Uno degli argomenti più dibattuti in questi giorni riguarda gli erogatori di servizi di fatturazione elettronica, una piccola costellazione di specialisti dove c’è di tutto e di più: dai servizi gratuiti a quelli da qualche centinaio di euro, dalla grande azienda al commercialista. Un terreno sul quale gli erogatori di servizi vedono anche, come è normale, la possibilità di futuri guadagni e dove invece rischiano di emergere perplessità e difficoltà da parte dei fornitori della PA, magari incerti sull’offerta a cui aderire.
A questo proposito le Camere di commercio, tramite InfoCamere, hanno realizzato FatturaPA (fattura-pa.infocamere.it), servizio online totalmente gratuito per tutti i piccoli fornitori della pubblica amministrazione: dai siti web delle Camere di commercio è possibile accedere alla piattaforma online e registrarsi per creare e gestire, in completa autonomia e gratuitamente le proprie fatture elettroniche verso la PA, senza però superare il limite massimo di 24 fatture l’anno. Dopodiché occorre rivolgersi ad altri servizi. Un’offerta mirata ai “piccoli” che hanno rapporti saltuari con la PA. E gli altri?

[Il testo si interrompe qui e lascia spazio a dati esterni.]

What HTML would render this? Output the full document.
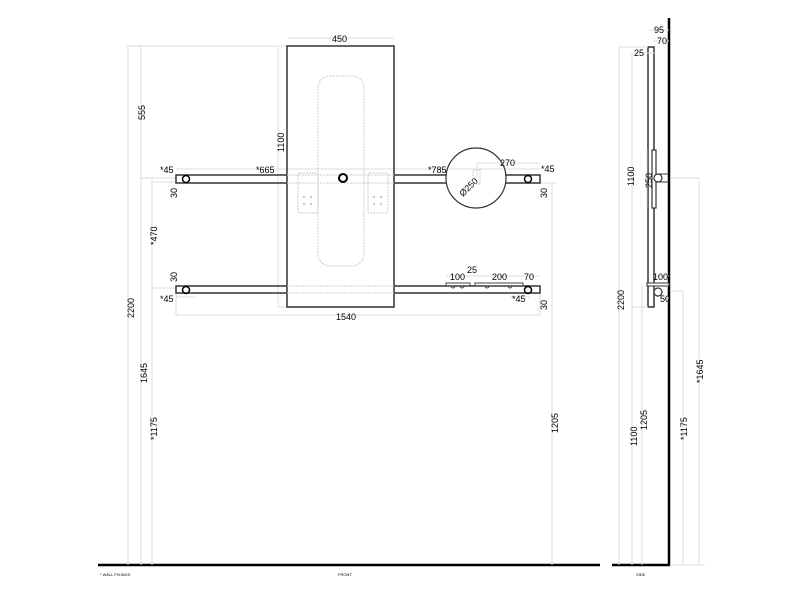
<!DOCTYPE html>
<html><head><meta charset="utf-8"><style>
html,body{margin:0;padding:0;background:#fff;}
svg{display:block}
text{font-family:"Liberation Sans",sans-serif;font-size:9px;fill:#000}
.d{stroke:#ddd;stroke-width:1;fill:none}
.dd{stroke:#ccc;stroke-width:1;fill:none;stroke-dasharray:2,1}
.k{stroke:#333;stroke-width:1.5;fill:none}
</style></head><body>
<svg width="800" height="600" viewBox="0 0 800 600">
<!-- floor lines -->
<line x1="98" y1="565" x2="600" y2="565" stroke="#000" stroke-width="2.5"/>
<line x1="612" y1="565" x2="670" y2="565" stroke="#000" stroke-width="2.5"/>
<line x1="669" y1="18" x2="669" y2="566" stroke="#000" stroke-width="2.5"/>
<line x1="670" y1="565" x2="705" y2="565" class="d"/>
<text x="100" y="576" style="font-size:4px">* WALL FIXINGS</text>
<text x="338" y="576" style="font-size:4px">FRONT</text>
<text x="636" y="576" style="font-size:4px">SIDE</text>

<!-- front dimension lines -->
<line x1="128" y1="45" x2="128" y2="565" class="d"/>
<line x1="141" y1="45" x2="141" y2="565" class="d"/>
<line x1="152" y1="179" x2="152" y2="565" class="d"/>
<line x1="128" y1="46" x2="287" y2="46" class="d"/>
<line x1="141" y1="178" x2="176" y2="178" class="d"/>
<line x1="152" y1="182" x2="176" y2="182" class="d"/>
<line x1="152" y1="288" x2="176" y2="288" class="d"/>
<line x1="278" y1="47" x2="278" y2="307" class="d"/>
<line x1="278" y1="307" x2="287" y2="307" class="d"/>
<line x1="288" y1="38" x2="394" y2="38" class="d"/>
<line x1="176" y1="169" x2="540" y2="169" class="d"/>
<line x1="176" y1="315" x2="540" y2="315" class="d"/>
<line x1="552" y1="183" x2="552" y2="565" class="d"/>
<line x1="540" y1="183" x2="556" y2="183" class="d"/>
<line x1="176" y1="297" x2="195" y2="297" class="d"/>
<line x1="510" y1="297" x2="530" y2="297" class="d"/>
<line x1="477" y1="163" x2="540" y2="163" class="d"/>
<line x1="477" y1="163" x2="477" y2="178" class="d"/>
<line x1="446" y1="276" x2="540" y2="276" class="d"/>
<line x1="176" y1="290" x2="176" y2="315" class="d"/>
<line x1="540" y1="290" x2="540" y2="315" class="d"/>
<text transform="translate(145,120) rotate(-90)">555</text>
<text transform="translate(134,318) rotate(-90)">2200</text>
<text transform="translate(147,383) rotate(-90)">1645</text>
<text transform="translate(157,245) rotate(-90)">*470</text>
<text transform="translate(157,440) rotate(-90)">*1175</text>
<text transform="translate(284,152) rotate(-90)">1100</text>
<text transform="translate(558,433) rotate(-90)">1205</text>
<text transform="translate(177,198) rotate(-90)">30</text>
<text transform="translate(177,282) rotate(-90)">30</text>
<text transform="translate(547,198) rotate(-90)">30</text>
<text transform="translate(547,310) rotate(-90)">30</text>
<text x="332" y="42">450</text>
<text x="336" y="320">1540</text>
<text x="160" y="173">*45</text>
<text x="160" y="302">*45</text>
<text x="256" y="173">*665</text>
<text x="428" y="173">*785</text>
<text x="500" y="166">270</text>
<text x="541" y="172">*45</text>
<text x="512" y="302">*45</text>
<text x="450" y="280">100</text>
<text x="467" y="273">25</text>
<text x="492" y="280">200</text>
<text x="524" y="280">70</text>
<text transform="translate(463,197) rotate(-45)">Ø250</text>

<!-- panel -->
<rect x="287" y="46" width="107" height="261" class="k"/>
<rect x="318" y="76" width="46" height="190" rx="12" class="dd"/>
<rect x="298" y="173" width="20" height="40" rx="2" class="dd"/>
<rect x="368" y="173" width="20" height="40" rx="2" class="dd"/>
<g fill="#ccc"><circle cx="304" cy="197" r="1.2"/><circle cx="311" cy="197" r="1.2"/><circle cx="304" cy="204" r="1.2"/><circle cx="311" cy="204" r="1.2"/>
<circle cx="374" cy="197" r="1.2"/><circle cx="381" cy="197" r="1.2"/><circle cx="374" cy="204" r="1.2"/><circle cx="381" cy="204" r="1.2"/></g>
<line x1="287" y1="175" x2="394" y2="175" class="dd"/>
<line x1="287" y1="183" x2="394" y2="183" class="dd"/>
<line x1="287" y1="286" x2="394" y2="286" class="dd"/>
<line x1="287" y1="293" x2="394" y2="293" class="dd"/>

<!-- bars -->
<path d="M287 175 H176 V183 H287 M394 175 H446 M394 183 H446 M505 175 H540 V183 H505" class="k"/>
<path d="M287 286 H176 V293 H287 M394 286 H540 V293 H394" class="k"/>
<circle cx="186" cy="179" r="3.5" fill="none" stroke="#000" stroke-width="1.5"/>
<circle cx="186" cy="290" r="3.5" fill="none" stroke="#000" stroke-width="1.5"/>
<circle cx="528" cy="179" r="3.5" fill="none" stroke="#000" stroke-width="1.5"/>
<circle cx="528" cy="290" r="3.5" fill="none" stroke="#000" stroke-width="1.5"/>
<circle cx="343" cy="178" r="4" fill="none" stroke="#000" stroke-width="2"/>
<!-- mirror -->
<circle cx="476" cy="178" r="30" fill="none" stroke="#333" stroke-width="1.2"/>
<rect x="473" y="170" width="7" height="14" class="dd"/>
<!-- shelves -->
<rect x="446" y="283" width="24" height="3" fill="none" stroke="#444"/>
<rect x="475" y="283" width="48" height="3" fill="none" stroke="#444"/>
<g fill="none" stroke="#444"><path d="M451 286 a2 2 0 0 0 4 0 M460 286 a2 2 0 0 0 4 0 M485 286 a2 2 0 0 0 4 0 M508 286 a2 2 0 0 0 4 0"/></g>

<!-- side view -->
<rect x="648" y="47" width="6" height="260" class="k"/>
<rect x="652" y="150" width="4" height="58" fill="#fff" stroke="#333" stroke-width="1.2"/>
<circle cx="658" cy="178" r="4" fill="#fff" stroke="#333" stroke-width="1.2"/>
<line x1="658" y1="174" x2="669" y2="174" stroke="#333"/>
<line x1="658" y1="182" x2="669" y2="182" stroke="#333"/>
<rect x="647" y="283" width="22" height="3" fill="#fff" stroke="#333"/>
<circle cx="658" cy="292" r="4" fill="#fff" stroke="#333" stroke-width="1.2"/>
<g class="d">
<line x1="619" y1="47" x2="619" y2="565"/>
<line x1="619" y1="47" x2="648" y2="47"/>
<line x1="632" y1="53" x2="632" y2="565"/>
<line x1="632" y1="307" x2="648" y2="307"/>
<line x1="642" y1="285" x2="642" y2="565"/>
<line x1="670" y1="178" x2="699" y2="178"/>
<line x1="699" y1="178" x2="699" y2="565"/>
<line x1="670" y1="291" x2="683" y2="291"/>
<line x1="683" y1="291" x2="683" y2="565"/>
<line x1="647" y1="150" x2="647" y2="208"/>
<line x1="649" y1="30" x2="669" y2="30"/>
<line x1="654" y1="41" x2="669" y2="41"/>
<line x1="635" y1="53" x2="656" y2="53"/>
<line x1="654" y1="276" x2="669" y2="276"/>
<line x1="660" y1="298" x2="669" y2="298"/>
</g>
<text x="654" y="33">95</text>
<text x="657" y="44">70</text>
<text x="634" y="56">25</text>
<text x="653" y="280">100</text>
<text x="660" y="302">50</text>
<text transform="translate(634,186) rotate(-90)">1100</text>
<text transform="translate(652,188) rotate(-90)">250</text>
<text transform="translate(624,310) rotate(-90)">2200</text>
<text transform="translate(637,446) rotate(-90)">1100</text>
<text transform="translate(647,430) rotate(-90)">1205</text>
<text transform="translate(687,440) rotate(-90)">*1175</text>
<text transform="translate(703,383) rotate(-90)">*1645</text>
</svg>
</body></html>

“Dal lato imprese – continua Paolo Catti – è sostanziale capire in cosa consiste la fatturazione elettronica e come può essere gestita. Se emetto pochissime fatture saltuarie opterò per la soluzione gratuita. Se invece emetto diverse fatture verso la PA mi dovrò dotare di una soluzione ad hoc tra quelle proposte dal mercato, stando bene attento a valutarne costi e benefici. Un’altra alternativa è investire sul miglioramento dei miei sistemi informatici, senza dover ricorrere a un intermediario: esistono diversi software già scaricabili gratis online. Poi però c’è la questione della conservazione digitale, perché le fatture elettroniche devono essere conservate per almeno 10 anni. In questo caso è importante mandare in conservazione digitale più fatture possibili nello stesso archivio”. La questione della conservazione è rilevante perché, suggerisce Catti, può creare un “problema di governance, cioè fatture diverse su diversi archivi”.
Al di là delle piccole difficoltà che è normale possano emergere, il docente del Politecnico di Milano vede nella fatturazione elettronica non solo una grande opportunità per le imprese, ma anche, più in generale, un impulso alla digitalizzazione del Paese. “Può accadere che le imprese tenute a fatturare elettronicamente verso la PA decidano di pretendere le stesse modalità di fatturazione dai propri fornitori privati, in un circuito virtuoso che porterà ad estendere la fatturazione elettronica anche a gran parte del settore privato”.
Intanto, ai dubbi che sono emersi ed emergeranno, stanno provando a rispondere in questi giorni i Digital Champion sparsi per l’Italia. “È un’iniziativa molto positiva dal punto di vista comunicativo – commenta Catti – anche perché finora l’argomento era passato sottotono dal punto di vista della comunicazione. Dai DC arriva un impulso in più a comunicare. Attenti però che, quando si parla con un comunicatore e non un tecnico, il rischio è che la cosa appaia più semplice del previsto, magari troppo semplice. Ma è bello che i Campioni digitali vadano a ‘risvegliare’ enti pubblici e imprese. E va anche detto che le istituzioni, dal governo all’Agid, hanno fatto tutto il possibile”.